The filming of "Survivor 3" is no small endeavor. The film crew numbers more than 200 and heavy commercial trucks are kept busy hauling provisions into the reserve. (Some "survival" test!) Guyo Mokku, the local Kenyan member of parliament, says, "These people have erected more than 1,000 tents and constructed other timber structures inside the park. They have also cleared indigenous trees and other acacia bushes that take years to mature. And after all these they expect us to sing praises for them; we are not that cheap."

When three Kenyan journalists tried to visit Shaba in June to document what was happening in the reserve, they were arrested. The journalists were accompanying a representative of the Waso Trust Land Project, but park ranger Abdi Boru told the journalists he had "strict instructions from the movie company to exclude journalists."

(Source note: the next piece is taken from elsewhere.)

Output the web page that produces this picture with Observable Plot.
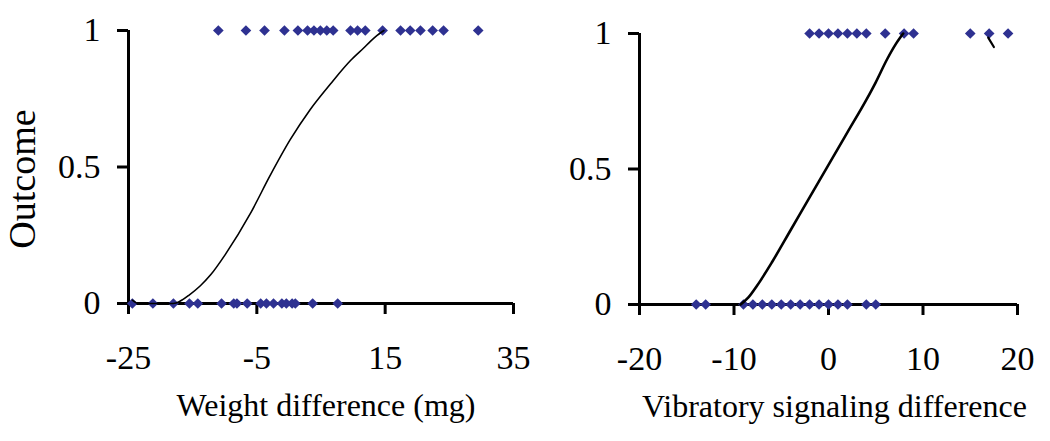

It's a pity that the American television media can't devote the same time and energy covering issues that are crucial to Africa. They could cover the effect the International Monetary Fund has on African nations. They could examine American trade policies towards Africa. They could take a look at the effect of last year's African Growth and Opportunity Act and how more of the same would benefit African nations even more.

What we'll get instead, however, is a lot of media hype about a group of Americans play-acting in Kenya. The Shaba National Reserve will merely provide an exotic backdrop for the show, so viewers can be thrilled by the prospect of trying to survive in what they regard as primitive Africa.

The whole affair is profoundly insulting to Kenya, demonstrates ignorance on the part of the show's producers and participants, and reflects poorly on the United States.